== Written exercise ==
Starting at the line with "Recreate this image" and stopping at the line with "(0,0) rectangle (537,525);", repeat each line exactly. Include both and omit the rest.

== The data ==

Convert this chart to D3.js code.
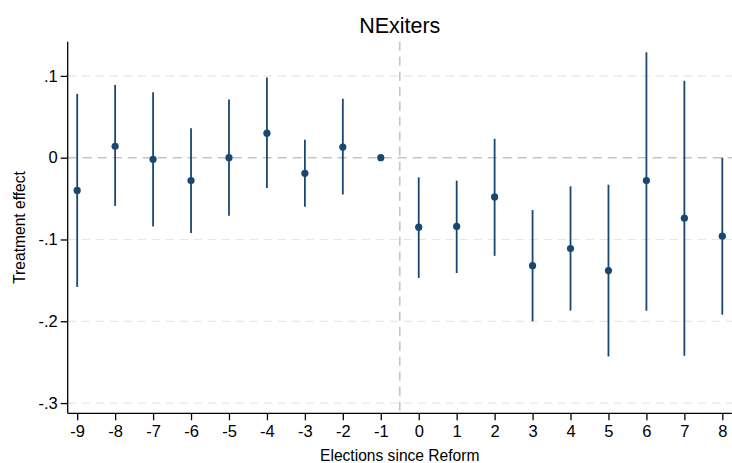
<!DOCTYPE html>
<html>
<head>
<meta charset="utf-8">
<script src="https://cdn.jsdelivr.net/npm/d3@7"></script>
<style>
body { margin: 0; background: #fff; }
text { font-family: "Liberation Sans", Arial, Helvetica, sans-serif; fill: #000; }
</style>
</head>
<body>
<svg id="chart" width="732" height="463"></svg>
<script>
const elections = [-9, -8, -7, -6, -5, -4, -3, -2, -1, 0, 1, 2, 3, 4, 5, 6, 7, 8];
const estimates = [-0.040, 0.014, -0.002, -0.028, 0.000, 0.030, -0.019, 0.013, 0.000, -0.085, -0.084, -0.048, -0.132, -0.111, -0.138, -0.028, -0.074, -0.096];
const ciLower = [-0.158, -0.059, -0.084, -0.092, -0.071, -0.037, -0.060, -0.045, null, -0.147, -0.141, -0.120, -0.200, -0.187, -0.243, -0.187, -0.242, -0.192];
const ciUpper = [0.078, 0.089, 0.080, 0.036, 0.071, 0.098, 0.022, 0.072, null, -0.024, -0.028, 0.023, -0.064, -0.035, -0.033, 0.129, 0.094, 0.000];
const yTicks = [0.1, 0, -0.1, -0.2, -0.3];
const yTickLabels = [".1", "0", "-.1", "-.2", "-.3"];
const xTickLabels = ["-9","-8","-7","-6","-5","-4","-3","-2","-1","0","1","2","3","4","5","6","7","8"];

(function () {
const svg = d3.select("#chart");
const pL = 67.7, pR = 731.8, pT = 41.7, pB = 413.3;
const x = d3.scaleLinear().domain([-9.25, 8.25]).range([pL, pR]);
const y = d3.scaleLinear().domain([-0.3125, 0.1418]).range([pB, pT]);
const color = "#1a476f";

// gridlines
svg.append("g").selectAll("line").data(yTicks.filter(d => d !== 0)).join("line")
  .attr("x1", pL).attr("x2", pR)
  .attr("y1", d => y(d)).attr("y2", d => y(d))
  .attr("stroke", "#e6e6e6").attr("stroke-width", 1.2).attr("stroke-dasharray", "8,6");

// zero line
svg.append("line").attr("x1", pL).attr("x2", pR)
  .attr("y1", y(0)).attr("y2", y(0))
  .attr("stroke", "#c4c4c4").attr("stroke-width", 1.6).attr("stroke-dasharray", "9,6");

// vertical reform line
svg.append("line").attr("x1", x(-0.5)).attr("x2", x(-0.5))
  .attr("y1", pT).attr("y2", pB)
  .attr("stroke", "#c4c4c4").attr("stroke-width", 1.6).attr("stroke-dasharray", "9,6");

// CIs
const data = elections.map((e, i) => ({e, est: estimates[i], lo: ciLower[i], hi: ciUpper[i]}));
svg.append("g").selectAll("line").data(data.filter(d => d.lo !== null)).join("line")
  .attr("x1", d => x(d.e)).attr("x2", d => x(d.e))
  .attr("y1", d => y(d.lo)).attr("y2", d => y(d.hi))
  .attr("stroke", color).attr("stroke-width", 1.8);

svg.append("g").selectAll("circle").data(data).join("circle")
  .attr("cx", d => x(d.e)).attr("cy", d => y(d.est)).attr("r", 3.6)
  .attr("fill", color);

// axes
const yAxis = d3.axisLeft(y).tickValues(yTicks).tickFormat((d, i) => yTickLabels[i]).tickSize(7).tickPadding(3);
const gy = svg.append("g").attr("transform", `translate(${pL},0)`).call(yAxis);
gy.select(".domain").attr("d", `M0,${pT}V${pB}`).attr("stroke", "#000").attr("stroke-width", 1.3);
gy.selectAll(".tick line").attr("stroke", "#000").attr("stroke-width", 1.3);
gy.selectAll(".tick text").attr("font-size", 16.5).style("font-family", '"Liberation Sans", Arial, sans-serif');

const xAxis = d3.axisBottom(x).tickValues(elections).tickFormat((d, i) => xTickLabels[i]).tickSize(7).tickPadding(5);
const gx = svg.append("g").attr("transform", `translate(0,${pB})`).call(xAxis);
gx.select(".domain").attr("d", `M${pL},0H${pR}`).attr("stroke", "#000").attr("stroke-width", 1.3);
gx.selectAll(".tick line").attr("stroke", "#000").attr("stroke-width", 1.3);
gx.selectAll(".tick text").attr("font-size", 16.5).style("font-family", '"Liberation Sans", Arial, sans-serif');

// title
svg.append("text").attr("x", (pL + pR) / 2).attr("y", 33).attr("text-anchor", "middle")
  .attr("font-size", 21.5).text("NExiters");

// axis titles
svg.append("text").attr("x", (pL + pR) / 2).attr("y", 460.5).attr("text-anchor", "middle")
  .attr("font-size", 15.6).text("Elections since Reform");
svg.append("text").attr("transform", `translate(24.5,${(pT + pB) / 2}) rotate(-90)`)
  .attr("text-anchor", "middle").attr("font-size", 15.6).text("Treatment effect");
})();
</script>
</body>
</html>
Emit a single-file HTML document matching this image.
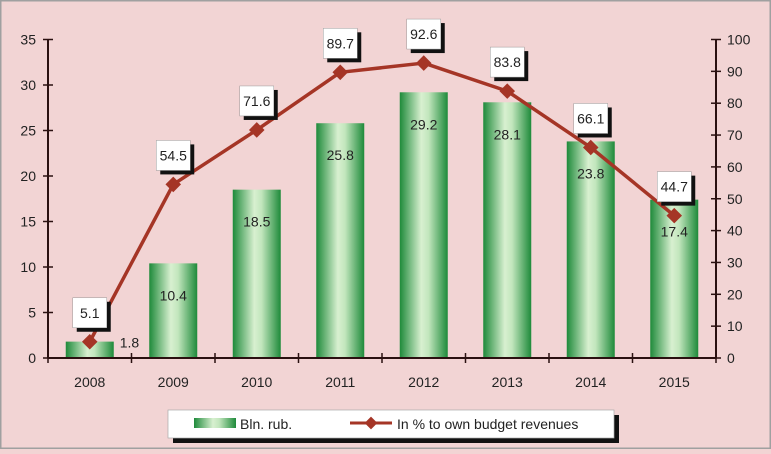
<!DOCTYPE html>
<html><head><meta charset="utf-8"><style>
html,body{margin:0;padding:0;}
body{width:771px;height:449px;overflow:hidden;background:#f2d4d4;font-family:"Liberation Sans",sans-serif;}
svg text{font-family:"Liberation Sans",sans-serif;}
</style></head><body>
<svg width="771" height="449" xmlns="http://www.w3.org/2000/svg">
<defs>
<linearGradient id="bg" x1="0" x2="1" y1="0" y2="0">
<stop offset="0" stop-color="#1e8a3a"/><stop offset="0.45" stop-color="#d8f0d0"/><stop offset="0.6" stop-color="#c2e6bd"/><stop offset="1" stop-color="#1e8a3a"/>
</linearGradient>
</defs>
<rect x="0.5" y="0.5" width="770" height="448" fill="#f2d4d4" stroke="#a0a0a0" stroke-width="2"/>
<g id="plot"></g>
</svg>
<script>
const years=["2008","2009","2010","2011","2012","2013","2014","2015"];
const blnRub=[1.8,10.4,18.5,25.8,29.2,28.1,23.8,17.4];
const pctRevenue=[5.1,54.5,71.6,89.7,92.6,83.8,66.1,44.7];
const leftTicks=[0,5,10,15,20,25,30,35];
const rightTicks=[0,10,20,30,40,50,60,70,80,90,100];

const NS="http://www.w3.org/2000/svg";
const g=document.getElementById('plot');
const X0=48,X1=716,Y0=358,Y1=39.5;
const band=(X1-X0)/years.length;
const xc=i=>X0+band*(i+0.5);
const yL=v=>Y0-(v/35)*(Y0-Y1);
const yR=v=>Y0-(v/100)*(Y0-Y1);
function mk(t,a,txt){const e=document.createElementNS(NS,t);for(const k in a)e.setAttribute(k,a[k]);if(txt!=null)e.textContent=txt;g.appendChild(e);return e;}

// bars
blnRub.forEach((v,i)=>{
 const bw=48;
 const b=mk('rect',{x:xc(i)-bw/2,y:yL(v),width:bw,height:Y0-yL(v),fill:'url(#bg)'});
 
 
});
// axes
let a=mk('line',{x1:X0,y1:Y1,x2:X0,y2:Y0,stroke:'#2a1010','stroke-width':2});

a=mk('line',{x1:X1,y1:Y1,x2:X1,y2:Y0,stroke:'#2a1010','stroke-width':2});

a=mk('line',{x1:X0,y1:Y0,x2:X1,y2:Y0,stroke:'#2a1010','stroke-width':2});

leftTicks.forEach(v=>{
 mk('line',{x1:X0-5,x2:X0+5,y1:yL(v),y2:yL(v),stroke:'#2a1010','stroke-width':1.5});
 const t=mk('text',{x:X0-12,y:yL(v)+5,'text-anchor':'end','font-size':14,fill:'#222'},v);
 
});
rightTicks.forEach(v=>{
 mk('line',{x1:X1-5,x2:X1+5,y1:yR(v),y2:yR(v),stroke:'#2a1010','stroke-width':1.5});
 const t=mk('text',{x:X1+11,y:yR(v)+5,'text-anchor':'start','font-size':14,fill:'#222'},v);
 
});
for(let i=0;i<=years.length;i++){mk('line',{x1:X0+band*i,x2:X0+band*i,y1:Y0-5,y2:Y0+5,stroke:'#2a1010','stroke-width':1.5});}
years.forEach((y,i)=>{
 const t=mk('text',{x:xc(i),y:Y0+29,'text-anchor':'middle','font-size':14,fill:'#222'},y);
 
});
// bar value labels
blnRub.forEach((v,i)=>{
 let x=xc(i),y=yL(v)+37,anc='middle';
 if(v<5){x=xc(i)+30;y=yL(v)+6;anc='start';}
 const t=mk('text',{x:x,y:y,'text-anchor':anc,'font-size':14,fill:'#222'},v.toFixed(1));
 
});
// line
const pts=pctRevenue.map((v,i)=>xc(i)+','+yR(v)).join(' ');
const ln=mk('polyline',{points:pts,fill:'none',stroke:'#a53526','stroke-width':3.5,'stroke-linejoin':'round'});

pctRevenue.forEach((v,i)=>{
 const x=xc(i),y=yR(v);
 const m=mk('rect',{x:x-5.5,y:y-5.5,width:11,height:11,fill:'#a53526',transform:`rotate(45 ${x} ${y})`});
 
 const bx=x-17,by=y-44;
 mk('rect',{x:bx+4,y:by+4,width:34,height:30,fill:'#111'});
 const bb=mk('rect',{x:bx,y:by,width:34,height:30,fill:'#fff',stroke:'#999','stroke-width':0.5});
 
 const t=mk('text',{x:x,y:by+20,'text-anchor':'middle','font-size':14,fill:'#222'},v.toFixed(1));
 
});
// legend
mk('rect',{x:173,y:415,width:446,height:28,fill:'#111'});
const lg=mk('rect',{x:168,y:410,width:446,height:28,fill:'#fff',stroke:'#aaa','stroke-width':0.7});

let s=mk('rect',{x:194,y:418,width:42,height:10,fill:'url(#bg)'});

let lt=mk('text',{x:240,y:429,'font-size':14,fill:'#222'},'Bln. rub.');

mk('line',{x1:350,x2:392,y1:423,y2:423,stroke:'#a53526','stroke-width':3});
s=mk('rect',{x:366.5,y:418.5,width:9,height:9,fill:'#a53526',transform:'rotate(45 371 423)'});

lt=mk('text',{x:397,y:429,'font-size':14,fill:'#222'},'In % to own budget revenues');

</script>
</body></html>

--

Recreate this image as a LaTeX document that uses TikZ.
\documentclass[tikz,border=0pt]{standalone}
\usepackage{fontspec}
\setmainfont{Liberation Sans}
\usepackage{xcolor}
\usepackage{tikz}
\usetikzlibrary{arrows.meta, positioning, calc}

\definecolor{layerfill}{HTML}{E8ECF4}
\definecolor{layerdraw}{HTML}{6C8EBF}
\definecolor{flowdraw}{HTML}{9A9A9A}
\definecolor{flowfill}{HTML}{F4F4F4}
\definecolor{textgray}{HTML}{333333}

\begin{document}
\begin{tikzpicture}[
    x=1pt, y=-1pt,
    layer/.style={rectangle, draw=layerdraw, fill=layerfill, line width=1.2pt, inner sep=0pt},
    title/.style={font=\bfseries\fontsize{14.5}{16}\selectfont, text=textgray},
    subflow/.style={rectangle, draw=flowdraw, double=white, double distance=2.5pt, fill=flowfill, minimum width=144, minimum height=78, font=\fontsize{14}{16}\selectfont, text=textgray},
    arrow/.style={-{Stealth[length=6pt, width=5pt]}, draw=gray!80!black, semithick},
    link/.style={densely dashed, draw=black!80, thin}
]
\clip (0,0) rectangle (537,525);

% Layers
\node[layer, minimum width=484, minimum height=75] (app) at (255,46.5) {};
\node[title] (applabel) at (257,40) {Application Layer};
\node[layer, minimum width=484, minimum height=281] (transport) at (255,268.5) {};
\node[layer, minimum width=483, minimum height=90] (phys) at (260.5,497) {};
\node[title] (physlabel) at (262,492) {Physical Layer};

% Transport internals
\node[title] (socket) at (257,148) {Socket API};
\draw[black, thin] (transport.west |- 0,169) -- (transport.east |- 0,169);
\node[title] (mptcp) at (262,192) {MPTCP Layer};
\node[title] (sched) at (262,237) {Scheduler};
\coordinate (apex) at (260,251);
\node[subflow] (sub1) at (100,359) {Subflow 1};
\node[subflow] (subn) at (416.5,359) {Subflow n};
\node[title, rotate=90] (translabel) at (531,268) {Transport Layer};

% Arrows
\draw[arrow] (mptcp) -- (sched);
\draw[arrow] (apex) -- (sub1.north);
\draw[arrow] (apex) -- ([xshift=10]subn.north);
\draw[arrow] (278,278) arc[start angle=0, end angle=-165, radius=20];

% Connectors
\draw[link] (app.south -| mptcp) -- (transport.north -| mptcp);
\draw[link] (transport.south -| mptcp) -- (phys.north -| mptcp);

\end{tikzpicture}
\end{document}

== Expected answer ==
Recreate this image as a LaTeX document that uses TikZ.
\documentclass[tikz,border=0pt]{standalone}
\usepackage{fontspec}
\setmainfont{Liberation Sans}
\usepackage{xcolor}
\usepackage{tikz}
\usetikzlibrary{arrows.meta, positioning, calc}

\definecolor{layerfill}{HTML}{E8ECF4}
\definecolor{layerdraw}{HTML}{6C8EBF}
\definecolor{flowdraw}{HTML}{9A9A9A}
\definecolor{flowfill}{HTML}{F4F4F4}
\definecolor{textgray}{HTML}{333333}

\begin{document}
\begin{tikzpicture}[
    x=1pt, y=-1pt,
    layer/.style={rectangle, draw=layerdraw, fill=layerfill, line width=1.2pt, inner sep=0pt},
    title/.style={font=\bfseries\fontsize{14.5}{16}\selectfont, text=textgray},
    subflow/.style={rectangle, draw=flowdraw, double=white, double distance=2.5pt, fill=flowfill, minimum width=144, minimum height=78, font=\fontsize{14}{16}\selectfont, text=textgray},
    arrow/.style={-{Stealth[length=6pt, width=5pt]}, draw=gray!80!black, semithick},
    link/.style={densely dashed, draw=black!80, thin}
]
\clip (0,0) rectangle (537,525);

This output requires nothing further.